As long as they don’t dry out, gills are fine for breathing air.
You’ll notice that you don’t see any Yiddish-speaking police dogs. That’s because the Yiddish language is inherently allergic to the use of military or governmental force or coercion, just like Mr. Sapir-Whorf (Wharf?) says.
He likes it – hey Miky!
Z.D.: The members of the Yiddish Policeman’s Union probably use them.
Which leads us to the restaurant customer who claimed to be able to speak to the fish on his plate (not only dead, but cooked even). He mumbled something, then listened closely.
The waiter said, “So what’s he saying?”
“I asked him, ‘How are things in the ocean?’, and he replied ‘How should I know? I haven’t been there for three years!'”
Where do you get these jokes from? They’re very good. Is it because you live on E. 3rd Street?
deadgod: Dams are essentially a form of deficit financing.

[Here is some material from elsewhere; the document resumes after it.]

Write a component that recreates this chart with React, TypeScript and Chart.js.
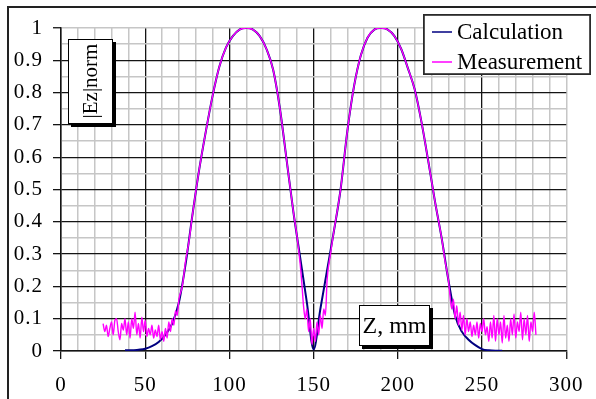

κορώνα: I’m a jokester, so I’ve been collecting jokes my whole life long. Many of the Jewish ones, though, come from Leo Rosten’s three overlapping Yiddish-English lexica: The Joys of Yiddish (1968), Hooray for Yiddish (1984), and The Joys of Yinglish (1988). Most people’s hearts, including mine, are given to the first, but the others are certainly not chopped liver either. To call them “lexica” is misleading: there are headwords, and there are definitions, but it’s the jokes the books are really about. Don’t come to these books to learn (directly) about Yiddish: that’s definitely not what they are about, and the subtitle of the second one, “A Book About English”, could apply to all.
There is now something called The New Joys of Yiddish (2001), with additional material by Laurence Bush. I haven’t read this, and the comments at Amazon are, to say the least, highly polarized. At any rate, all of the content of the original is said to be preserved. The footnotes I’ve seen so far in the Amazon preview have been neutral and factual, but apparently some are quite opinionated: I don’t see why this would have bothered Rosten, who was plenty opinionated himself.
Here’s one you won’t find in Rosten: in fact, it’s pretty edgy — any goy that completely gets this should pat himself on the back.
And here’s a Rosten one-liner for lagniappe (explanations on request): “This little dresske? It’s nothing! I just use it for streetwalking.”
Funny thing, there was just an article about Leo Rosten being very popular in Czech, at Poemas del rio Wang.